The euro has recently rallied back to the highs it reached on the night of the US election, on the back of the improved economic outlook for the Eurozone that has emerged over the course of 2017.
The question is whether the currency can maintain this momentum.
Tim Muirhead, director of Arbidyne, sees value in the euro for now.
“Our view is based on the strength of the German economy, the chance for genuine reform in France and the purchasing power discount of the euro compared to the US dollar,” he says.
Across the Eurozone as a whole, economic data has been tracking well, with unemployment, manufacturing forward orders and GDP all improving.
“While it is too early for the European Central Bank to adjust interest rates, traders are now betting that at some point this year the ECB will signal a further tapering to its €60 billion ($89 billion) a month bond-buying program,” says McKenna.
“But with inflation recently slipping back to 1.4 per cent from a spike which took it to 1.9 per cent, which is near the ECB’s goal of 2 per cent inflation, ECB president Mario Draghi is likely going to be able to forestall the change in policy for some months,” he says.

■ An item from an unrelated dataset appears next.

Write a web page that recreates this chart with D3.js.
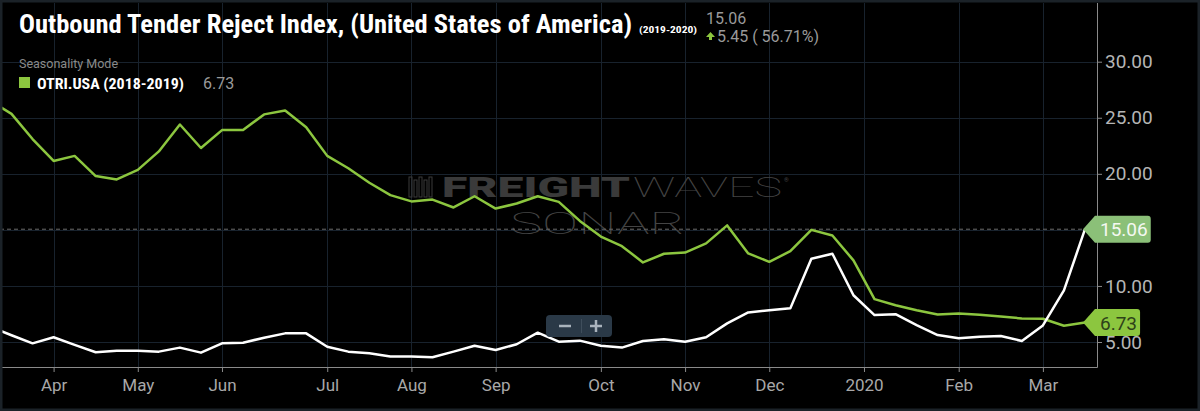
<!DOCTYPE html>
<html>
<head>
<meta charset="utf-8">
<script src="https://cdn.jsdelivr.net/npm/d3@7"></script>
<style>
  html, body { margin: 0; padding: 0; background: #000; }
  svg { display: block; font-family: Roboto, "Noto Sans", sans-serif; }
</style>
</head>
<body>
<div id="chart"></div>
<script>
// weekly readings, the first one sits just left of the visible window
const otri2018 = [26.5, 25.35, 23.1, 21.15, 21.6, 19.8, 19.5, 20.35, 22.0, 24.4,
  22.3, 23.9, 23.9, 25.3, 25.65, 24.15, 21.6, 20.5, 19.2, 18.1,
  17.54, 17.7, 17.0, 18.0, 16.9, 17.35, 18.0, 17.5, 15.8, 14.4,
  13.55, 12.1, 12.87, 12.98, 13.8, 15.4, 12.9, 12.15, 13.1, 15.0,
  14.5, 12.28, 8.82, 8.28, 7.84, 7.46, 7.55, 7.42, 7.27, 7.1,
  7.07, 6.45, 6.73];
const otri2019 = [6.35, 5.6, 4.88, 5.42, 4.75, 4.09, 4.23, 4.23, 4.14, 4.5,
  4.05, 4.88, 4.94, 5.38, 5.77, 5.77, 4.58, 4.14, 4.0, 3.7,
  3.7, 3.64, 4.14, 4.67, 4.29, 4.8, 5.83, 5.03, 5.12, 4.67,
  4.5, 5.09, 5.24, 5.03, 5.42, 6.66, 7.64, 7.84, 8.0, 12.43,
  12.87, 9.17, 7.4, 7.48, 6.5, 5.62, 5.33, 5.47, 5.53, 5.09,
  6.48, 9.61, 15.06];

// month ticks sit on the week index of the first reading of the month
const monthTicks = [2, 6, 10, 15, 19, 23, 28, 32, 36, 40.5, 45, 49];
const monthLabels = ["Apr", "May", "Jun", "Jul", "Aug", "Sep", "Oct", "Nov", "Dec", "2020", "Feb", "Mar"];
const yTicks = [5, 10, 20, 25, 30];

const W = 1200, H = 411;
const plot = {left: 0, right: 1097, top: 3, bottom: 367};

const svg = d3.select("#chart")
  .append("svg")
    .attr("width", W)
    .attr("height", H);

svg.append("rect").attr("width", W).attr("height", H).attr("fill", "#000");

// scales
const x = d3.scaleLinear().domain([0, 51]).range([11.5, 1085]);
const y = d3.scaleLinear().domain([5, 30]).range([342, 61.7]);

svg.append("clipPath").attr("id", "clip")
  .append("rect")
    .attr("x", plot.left).attr("y", plot.top)
    .attr("width", plot.right - plot.left).attr("height", plot.bottom - plot.top);

// grid
const grid = svg.append("g").attr("stroke", "#18222d").attr("stroke-width", 1);
grid.selectAll("line.h")
  .data(y.ticks(5))
  .join("line")
    .attr("class", "h")
    .attr("x1", plot.left).attr("x2", plot.right)
    .attr("y1", d => Math.round(y(d)) + 0.5).attr("y2", d => Math.round(y(d)) + 0.5);
grid.selectAll("line.v")
  .data(monthTicks)
  .join("line")
    .attr("class", "v")
    .attr("y1", plot.top).attr("y2", plot.bottom)
    .attr("x1", d => Math.round(x(d)) + 0.5).attr("x2", d => Math.round(x(d)) + 0.5);

// watermark
const wm = svg.append("g").attr("fill", "#3a3a3a");
[0, 5, 10, 15, 20].forEach((dx, i) => {
  wm.append("rect")
    .attr("x", 409 + dx).attr("y", 177 + (i % 2) * 3)
    .attr("width", 3).attr("height", 20 - (i % 2) * 3)
    .attr("fill", "none").attr("stroke", "#3a3a3a").attr("stroke-width", 1);
});
wm.append("text")
  .attr("x", 442).attr("y", 197)
  .attr("font-size", 27).attr("font-weight", 900)
  .attr("textLength", 188).attr("lengthAdjust", "spacingAndGlyphs")
  .text("FREIGHT");
wm.append("text")
  .attr("x", 633).attr("y", 197)
  .attr("font-size", 27).attr("font-weight", 100).attr("fill", "#444")
  .attr("textLength", 149).attr("lengthAdjust", "spacingAndGlyphs")
  .text("WAVES");
wm.append("text")
  .attr("x", 784).attr("y", 182)
  .attr("font-size", 6).attr("fill", "#444")
  .text("®");
wm.append("text")
  .attr("x", 510).attr("y", 234)
  .attr("font-size", 31).attr("font-weight", 100).attr("fill", "#444")
  .attr("textLength", 175).attr("lengthAdjust", "spacingAndGlyphs")
  .text("SONAR");

// last value reference line
const last = otri2019[otri2019.length - 1];
const prev = otri2019[otri2019.length - 2];
svg.append("line")
  .attr("x1", plot.left).attr("x2", x(51) - 2)
  .attr("y1", y(last)).attr("y2", y(last))
  .attr("stroke", "#6b6b6b").attr("stroke-dasharray", "4,3");

// lines
const line = d3.line()
  .x((d, i) => x(i - 1))
  .y(d => y(d));

const lines = svg.append("g").attr("clip-path", "url(#clip)");
lines.append("path")
  .datum(otri2018)
  .attr("fill", "none")
  .attr("stroke", "#8cc63f")
  .attr("stroke-width", 2.5)
  .attr("stroke-linejoin", "round")
  .attr("d", line);
lines.append("path")
  .datum(otri2019)
  .attr("fill", "none")
  .attr("stroke", "#ffffff")
  .attr("stroke-width", 2.5)
  .attr("stroke-linejoin", "round")
  .attr("d", line);

// axes
const axisColor = "#8a8a8a";
const yAxis = svg.append("g")
  .attr("transform", `translate(${plot.right},0)`)
  .call(d3.axisRight(y).tickValues(yTicks).tickSize(5).tickPadding(3).tickFormat(d3.format(".2f")));
yAxis.select(".domain").remove();
yAxis.selectAll("line").attr("stroke", axisColor);
yAxis.selectAll("text")
  .attr("fill", "#b5b5b5").attr("font-size", 19).attr("font-family", "Roboto, sans-serif");

const xAxis = svg.append("g")
  .attr("transform", `translate(0,${plot.bottom})`)
  .call(d3.axisBottom(x).tickValues(monthTicks).tickSize(5).tickPadding(7)
    .tickFormat((d, i) => monthLabels[i]));
xAxis.select(".domain").remove();
xAxis.selectAll("line").attr("stroke", axisColor);
xAxis.selectAll("text")
  .attr("fill", "#a8a8a8").attr("font-size", 17).attr("font-family", "Roboto, sans-serif");

svg.append("line")
  .attr("x1", plot.right + 0.5).attr("x2", plot.right + 0.5)
  .attr("y1", plot.top).attr("y2", plot.bottom + 0.5)
  .attr("stroke", axisColor);
svg.append("line")
  .attr("x1", plot.left).attr("x2", plot.right + 0.5)
  .attr("y1", plot.bottom + 0.5).attr("y2", plot.bottom + 0.5)
  .attr("stroke", axisColor);

// price tags on the right axis
function tag(value, fill, textFill) {
  const yc = y(value);
  const g = svg.append("g");
  const t = g.append("text")
    .attr("x", plot.right + 3).attr("y", yc + 7)
    .attr("font-size", 19).attr("fill", textFill)
    .text(value.toFixed(2));
  const right = plot.right + 3 + t.node().getComputedTextLength() + 3;
  const p = d3.path();
  p.moveTo(x(51) - 2, yc);
  p.lineTo(plot.right - 2, yc - 13.5);
  p.lineTo(right - 3, yc - 13.5);
  p.quadraticCurveTo(right, yc - 13.5, right, yc - 10.5);
  p.lineTo(right, yc + 10.5);
  p.quadraticCurveTo(right, yc + 13.5, right - 3, yc + 13.5);
  p.lineTo(plot.right - 2, yc + 13.5);
  p.closePath();
  g.insert("path", "text").attr("d", p.toString()).attr("fill", fill);
}
tag(otri2018[otri2018.length - 1], "#8cc63f", "#2e4219");
tag(last, "#8bc078", "#f4f8f2");

// zoom control
const zc = svg.append("g");
zc.append("rect").attr("x", 546).attr("y", 315).attr("width", 66).attr("height", 22)
  .attr("rx", 4).attr("fill", "#2a3947");
zc.append("line").attr("x1", 581.5).attr("x2", 581.5).attr("y1", 319).attr("y2", 333)
  .attr("stroke", "#3f4e5c");
const iconColor = "#a9b3bc";
zc.append("line").attr("x1", 559).attr("x2", 571).attr("y1", 326).attr("y2", 326)
  .attr("stroke", iconColor).attr("stroke-width", 2.5);
zc.append("line").attr("x1", 590).attr("x2", 602).attr("y1", 326).attr("y2", 326)
  .attr("stroke", iconColor).attr("stroke-width", 2.5);
zc.append("line").attr("x1", 596).attr("x2", 596).attr("y1", 320).attr("y2", 332)
  .attr("stroke", iconColor).attr("stroke-width", 2.5);

// header
const condensed = '"Roboto Condensed", "Liberation Sans Narrow", "DejaVu Sans Condensed", sans-serif';
const head = svg.append("g");
head.append("text")
  .attr("x", 19).attr("y", 33)
  .attr("font-family", condensed).attr("font-weight", "bold").attr("font-size", 25)
  .attr("fill", "#fff")
  .attr("textLength", 613).attr("lengthAdjust", "spacingAndGlyphs")
  .text("Outbound Tender Reject Index, (United States of America)");
head.append("text")
  .attr("x", 639).attr("y", 33)
  .attr("font-family", condensed).attr("font-weight", "bold").attr("font-size", 9.5)
  .attr("fill", "#fff")
  .attr("textLength", 58).attr("lengthAdjust", "spacingAndGlyphs")
  .text("(2019-2020)");
head.append("text")
  .attr("x", 706).attr("y", 24)
  .attr("font-size", 16).attr("fill", "#9a9a9a")
  .text(last.toFixed(2));
head.append("path")
  .attr("d", "M706,37 L710.5,32 L715,37 Z M709,37 L712,37 L712,40 L709,40 Z")
  .attr("fill", "#8cc63f");
head.append("text")
  .attr("x", 717).attr("y", 42)
  .attr("font-size", 16).attr("fill", "#9a9a9a")
  .text(`${(last - prev).toFixed(2)} ( ${((last - prev) / prev * 100).toFixed(2)}%)`);

head.append("text")
  .attr("x", 19).attr("y", 68)
  .attr("font-size", 12.5).attr("fill", "#8a8a8a")
  .text("Seasonality Mode");
head.append("rect")
  .attr("x", 19).attr("y", 77).attr("width", 11).attr("height", 11)
  .attr("fill", "#8cc63f");
head.append("text")
  .attr("x", 37).attr("y", 89)
  .attr("font-family", condensed).attr("font-weight", "bold").attr("font-size", 14.5)
  .attr("fill", "#fff")
  .attr("textLength", 147).attr("lengthAdjust", "spacingAndGlyphs")
  .text("OTRI.USA (2018-2019)");
head.append("text")
  .attr("x", 203).attr("y", 89)
  .attr("font-size", 16).attr("fill", "#9a9a9a")
  .text(otri2018[otri2018.length - 1].toFixed(2));

// outer frame
svg.append("rect")
  .attr("x", 1).attr("y", 1).attr("width", W - 2).attr("height", H - 2)
  .attr("fill", "none").attr("stroke", "#1b2228").attr("stroke-width", 3);
</script>
</body>
</html>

“At present, the euro is likely to struggle as the US Fed raises rates and the ECB demurs. But as we head toward 2018 the improved outlook for the EU will necessitate a changed ECB policy, which will then support the euro,” McKenna adds.
Marc Lim, head of sales at AFEX, which provides currency risk management services, says renewed confidence in the Eurozone following the French election result in May has buoyed the euro recently.
“We have seen a real shift for the currency following a period of prolonged expectation the euro would move below parity with the US dollar during the first quarter of 2017,” says Lim.
Both elections were tipped to go to political parties led by the far right. As Lim explains, markets tend to sell the rumour and buy the fact. This dynamic can explain the movement of the euro in the early part of this year.
“Article 50 was triggered with little impact to the UK economy, and largely the UK has benefited from a drastically weaker pound and also gained through inflation pushing back into the Bank of England’s 2 per cent to 3 per cent target band,” Lim explains.
“The euro has been on an upward trajectory since the beginning of April and traded in largely the same range it traded in last year. German elections are likely to provide (Chancellor) Angela Merkel with another term, and for now, we should expect to see further gains for the euro in coming months,” Lim says.
Possible European bank credit concerns and other geopolitical tensions that would affect not just the Eurozone but also global markets could also affect the euro.
As to how the euro is likely to perform against the other major currencies, Lim expects it to outperform the US dollar in the near term.
When it comes to the euro against the Japanese yen, Lim says this is a little trickier to predict, as the yen is a proxy for risk.
The euro should also do relatively well against the British pound as the latter currency struggles to come to grips with the outcome of the recent UK election, which saw the Conservative party hang on to power but with a minority government.
As for euro against the Aussie dollar, expect further losses for the latter to the end of 2017.
Says Lim: “Given the potential for further gains from the euro, and concerns from the RBA around the housing market and strength of the local economy broadly, we should expect to see support for the Aussie dollar against the euro challenged in the coming months.”
However, aside from ECB actions, the German election is the most critical event for the euro coming up for traders to watch.